Jen @ The Short Years says:
Sep 6, 2012
Amen! I skipped out on Home Ec during high school so I could do journalism class too, and now I really kind of wish I’d taken it. I did learn to use a sewing machine eventually, but the class really would have been handy. I never got around to any trade-skill type things at all, and now my plumbing skills are limited to dumping Drano down my clogged sink over and over again and peering at it hopefully (that’s what I’ve been doing this afternoon, as a matter of fact)!
Danita Cahill says:
Sep 6, 2012
Fun post, Jennifer. Good luck finding the class you seek!
deer7978 says:
Sep 7, 2012
Enjoyed reading this and fully agree with your point. I wonder if the way people used to be divided up in Germany, that is a trade school or university is still in practice?
Jeff Taylor says:
Sep 13, 2012
Excellent, excellent article on everything that is wrong with schools and curriculae that omit Proper Ladder Use, for instance. Guess the tykes have to learn the hard way, fall and break bones. A proper education should focus on Silas Marner, algebra, the French-Indian War, pidgen Latin, how to dissect a living frog (great cocktail party trick, sure to please any boss), adolescent sexual abstinence (can you say oxymoron?) and other useful knowledge. Pah. Rah rah, East High, snuff out that torch of learning in my puerile heart, and hawk-patooey on the vacant lot where once you stood imperious, where scabrous alley cats now mate and yowl in the rubble of my youth..

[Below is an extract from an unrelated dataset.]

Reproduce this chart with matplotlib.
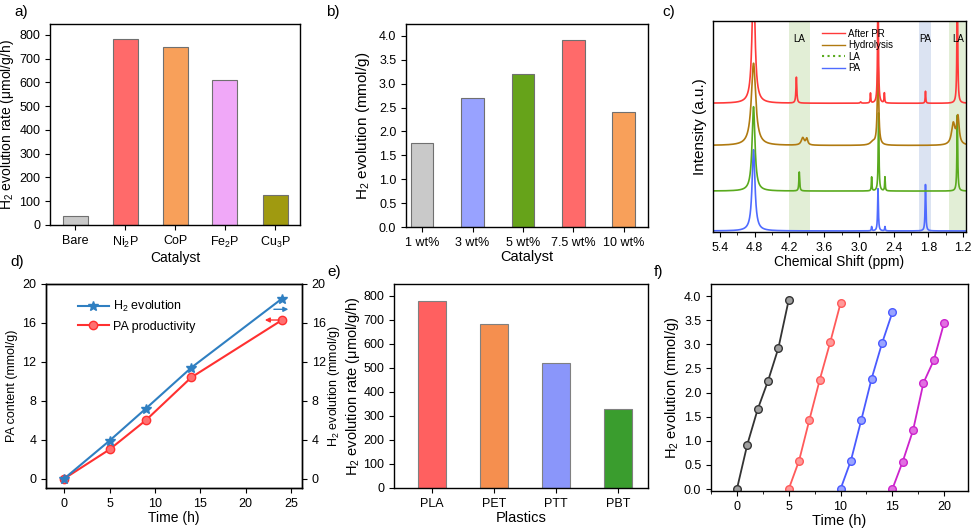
import matplotlib
matplotlib.use("Agg")
import matplotlib.pyplot as plt
from matplotlib.lines import Line2D
import numpy as np

plt.rcParams['font.family'] = ['Liberation Sans', 'DejaVu Sans']
plt.rcParams['mathtext.default'] = 'regular'
plt.rcParams['font.size'] = 9
plt.rcParams['axes.linewidth'] = 1.0
plt.rcParams['xtick.direction'] = 'out'
plt.rcParams['ytick.direction'] = 'out'

# a) catalyst screening
cat_a = ['Bare', 'Ni$_2$P', 'CoP', 'Fe$_2$P', 'Cu$_3$P']
rate_a = [38, 782, 748, 610, 125]
col_a = ['#c9c9c9', '#ff6a6a', '#f8a05a', '#f0a8f8', '#a09a10']

# b) loading
cat_b = ['1 wt%', '3 wt%', '5 wt%', '7.5 wt%', '10 wt%']
h2_b = [1.75, 2.70, 3.20, 3.91, 2.40]
col_b = ['#c9c9c9', '#98a2ff', '#66a31a', '#ff6a6a', '#f8a05a']

# c) 1H NMR peak tables: (ppm, height, half width)
nmr_names = ['PA', 'LA', 'Hydrolysis', 'After PR']
nmr_colors = ['#4f6bff', '#5aaa1e', '#b07a10', '#ff3a3a']
nmr_offsets = [0.005, 0.194, 0.41, 0.61]
nmr_peaks = [
    [(4.82, 0.385, 0.03), (2.78, 0.02, 0.006), (2.67, 0.20, 0.008),
     (2.55, 0.02, 0.006), (1.85, 0.22, 0.008)],
    [(4.82, 0.40, 0.03), (4.03, 0.09, 0.008), (2.78, 0.066, 0.006),
     (2.66, 0.37, 0.008), (2.55, 0.066, 0.006), (1.30, 0.36, 0.008)],
    [(4.82, 0.39, 0.045), (3.97, 0.035, 0.03), (3.90, 0.03, 0.02),
     (2.67, 0.39, 0.014), (2.76, 0.015, 0.05), (1.37, 0.10, 0.035),
     (1.29, 0.13, 0.025)],
    [(4.82, 0.60, 0.03), (4.08, 0.123, 0.009), (2.97, 0.006, 0.01),
     (2.80, 0.047, 0.006), (2.67, 0.60, 0.008), (2.56, 0.047, 0.006),
     (1.85, 0.057, 0.006), (1.30, 0.60, 0.008)],
]
la_bands = [(4.20, 3.85), (1.44, 1.10)]
pa_band = (1.97, 1.75)

# d) time course
t_d = [0, 5, 9, 14, 24]
h2_d = [0, 3.9, 7.2, 11.4, 18.5]
pa_d = [0, 3.0, 6.0, 10.4, 16.3]

# e) plastics
cat_e = ['PLA', 'PET', 'PTT', 'PBT']
rate_e = [780, 685, 520, 330]
col_e = ['#ff6060', '#f58f4f', '#8a96fa', '#3a9d2e']

# f) cycling
cycles_t = [[0, 1, 2, 3, 4, 5], [5, 6, 7, 8, 9, 10],
            [10, 11, 12, 13, 14, 15], [15, 16, 17, 18, 19, 20]]
cycles_h2 = [[0, 0.92, 1.65, 2.24, 2.92, 3.92],
             [0, 0.59, 1.44, 2.27, 3.04, 3.85],
             [0, 0.59, 1.43, 2.29, 3.02, 3.66],
             [0, 0.57, 1.22, 2.20, 2.67, 3.45]]
cycles_col = ['#333333', '#ff5a5a', '#4a5aff', '#cc22cc']
cycles_face = ['#a0a0a0', '#ff9a9a', '#9aa4ff', '#e070e0']

W, H = 974, 532
fig = plt.figure(figsize=(W / 100, H / 100), dpi=100)


def rect(l, t, r, b):
    return [l / W, 1 - b / H, (r - l) / W, (b - t) / H]


def label(x, y, s):
    fig.text(x / W, 1 - y / H, s, fontsize=11, va='center', ha='left')


# a
ax = fig.add_axes(rect(50, 24, 300, 225))
ax.bar(range(len(cat_a)), rate_a, width=0.5, color=col_a, edgecolor='#707070', linewidth=0.8)
ax.set_xticks(range(len(cat_a)), cat_a)
ax.set_xlim(-0.5, 4.5)
ax.set_ylim(0, 846)
ax.set_yticks(range(0, 801, 100))
ax.set_xlabel('Catalyst', fontsize=10, labelpad=1)
ax.set_ylabel('H$_2$ evolution rate (μmol/g/h)', fontsize=10, labelpad=2)
label(14, 12, 'a)')

# b
ax = fig.add_axes(rect(406, 24, 648, 227))
ax.bar(range(len(cat_b)), h2_b, width=0.45, color=col_b, edgecolor='#707070', linewidth=0.8)
ax.set_xticks(range(len(cat_b)), cat_b)
ax.set_xlim(-0.32, 4.48)
ax.set_ylim(0, 4.25)
ax.set_yticks(np.arange(0, 4.01, 0.5))
ax.set_xlabel('Catalyst', fontsize=10.5, labelpad=1)
ax.set_ylabel('H$_2$ evolution (mmol/g)', fontsize=11, labelpad=5)
label(326, 12, 'b)')

# c
ax = fig.add_axes(rect(713, 21, 966, 232))
x = np.linspace(5.6, 1.05, 5000)
for lo, hi in la_bands:
    ax.axvspan(lo, hi, color='#e2eed6', lw=0)
ax.axvspan(*pa_band, color='#dbe3f2', lw=0)
for name, col, off, peaks in zip(nmr_names, nmr_colors, nmr_offsets, nmr_peaks):
    y = np.full_like(x, off)
    for c, h, w in peaks:
        y += h / (1 + ((x - c) / w) ** 2)
    ax.plot(x, y, color=col, lw=1.2)
ax.set_xlim(5.52, 1.15)
ax.set_ylim(0, 1)
ax.set_yticks([])
ax.set_xticks(np.arange(5.4, 1.1, -0.6))
ax.set_xticks(np.arange(5.4, 1.1, -0.3), minor=True)
ax.xaxis.set_major_formatter(matplotlib.ticker.FormatStrFormatter('%.1f'))
ax.set_xlabel('Chemical Shift (ppm)', fontsize=10, labelpad=1)
ax.set_ylabel('Intensity (a.u.)', fontsize=11, labelpad=4)
for txt, xc in [('LA', 4.03), ('PA', 1.85), ('LA', 1.29)]:
    ax.text(xc, 0.915, txt, fontsize=7, ha='center', va='center')
handles = [Line2D([], [], color=nmr_colors[3], lw=1),
           Line2D([], [], color=nmr_colors[2], lw=1),
           Line2D([], [], color=nmr_colors[1], lw=1.5, ls=':'),
           Line2D([], [], color=nmr_colors[0], lw=1)]
ax.legend(handles, ['After PR', 'Hydrolysis', 'LA', 'PA'], loc='upper left',
          bbox_to_anchor=(0.40, 1.0), frameon=False, fontsize=7,
          handlelength=2.4, labelspacing=0.15, handletextpad=0.3, borderpad=0.3)
label(662, 12, 'c)')

# d
ax = fig.add_axes(rect(46, 284, 302, 488))
ax2 = ax.twinx()
ax.plot(t_d, pa_d, color='#ff3030', lw=1.5, marker='o', ms=6,
        mfc='#ff7070', mec='#ff3030', label='PA productivity', zorder=3)
ax2.plot(t_d, h2_d, color='#2f7fc1', lw=1.5, marker='*', ms=7,
         label='H$_2$ evolution')
for a in (ax, ax2):
    a.set_xlim(-2, 26.2)
    a.set_ylim(-0.96, 20)
    a.set_yticks(range(0, 21, 4))
ax.set_xticks(range(0, 26, 5))
ax.set_xlabel('Time (h)', fontsize=10, labelpad=1)
ax.set_ylabel('PA content (mmol/g)', fontsize=9, labelpad=3)
ax2.set_ylabel('H$_2$ evolution (mmol/g)', fontsize=9, labelpad=0.5)
ax2.annotate('', xy=(t_d[-1] + 1.0, h2_d[-1] - 1.1), xytext=(t_d[-1] - 1.2, h2_d[-1] - 1.1),
             arrowprops=dict(arrowstyle='-|>', color='#2f7fc1', lw=1, mutation_scale=7))
ax.annotate('', xy=(t_d[-1] - 2.2, pa_d[-1]), xytext=(t_d[-1], pa_d[-1]),
            arrowprops=dict(arrowstyle='-|>', color='#ff3030', lw=1, mutation_scale=7))
hl = [Line2D([], [], color='#2f7fc1', lw=1.5, marker='*', ms=7),
      Line2D([], [], color='#ff3030', lw=1.5, marker='o', ms=6, mfc='#ff7070')]
ax.legend(hl, ['H$_2$ evolution', 'PA productivity'], loc='upper left',
          bbox_to_anchor=(0.08, 0.98), frameon=False, fontsize=9,
          handlelength=2.5, labelspacing=0.5, handletextpad=0.3)
label(10, 262, 'd)')

# e
ax = fig.add_axes(rect(394, 284, 648, 488))
ax.bar(range(len(cat_e)), rate_e, width=0.45, color=col_e, edgecolor='#808080', linewidth=0.8)
ax.set_xticks(range(len(cat_e)), cat_e)
ax.set_xlim(-0.61, 3.48)
ax.set_ylim(0, 850)
ax.set_yticks(range(0, 801, 100))
ax.set_xlabel('Plastics', fontsize=10.5, labelpad=1)
ax.set_ylabel('H$_2$ evolution rate (μmol/g/h)', fontsize=10.5, labelpad=1)
label(327, 272, 'e)')

# f
ax = fig.add_axes(rect(711, 284, 968, 491))
for tt, hh, col, fc in zip(cycles_t, cycles_h2, cycles_col, cycles_face):
    ax.plot(tt, hh, color=col, lw=1.3, marker='o', ms=5.5, mfc=fc, mec=col)
ax.set_xlim(-2.48, 22.3)
ax.set_ylim(-0.04, 4.25)
ax.set_xticks(range(0, 21, 5))
ax.set_xticks(np.arange(-2.5, 22.4, 2.5), minor=True)
ax.set_yticks(np.arange(0, 4.01, 0.5))
ax.set_xlabel('Time (h)', fontsize=10.5, labelpad=1)
ax.set_ylabel('H$_2$ evolution (mmol/g)', fontsize=10.5, labelpad=2)
label(654, 272, 'f)')

fig.savefig('out.png', dpi=100)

Thank you for Occupational Versatility as a label. You remind me that I can do nearly anything, thanks to a rich variety of career choices. And if two of my four wasted high-school years had been spent on auto and small-engine mechanics, even aircraft mechanics, I could drop the “nearly.”
If you would like to know how to learn about the Zen and fun of tools, diffidently I suggest you look up my book, Tools of the Trade, on Amazon. Out-of-print, a real bargain, and my only regret was a missing chapter, about one of the best carpenters I ever met, named Mary. Wow. She taught me quantum levels about my former chosen craft, lessons learned from a skillful father and a genius high-school shop teacher.
By the way, regarding your shower knob: Cure with Teflon plumber’s tape. Easy, whoa, not too much; try four inches or less. But first, remove shower knob: tricky, sometimes. Use Phillips screwdriver to reinstall knob for a tight fit, replace plastic cap over screwhead. Fifteen consecutive failures will be more instructive and cheaper than a plumber. You already know how to write a check, yet another lacuna in the old hairy high-school curriculum. Plumbing an entire bathroom can be a Zenlike pleasure, if you find the right working rhythm.
Persevere and continue learning, is my advice. Our schools are failing to teach another generation how to cope in an unstable world. My generation learned how to beat Sputnik and other political junk. Yours can fix the world. We Boomers forgot, or we never learned how.
Again, smashing article, funny and bright. As Damon Knight used to tell me, Write On.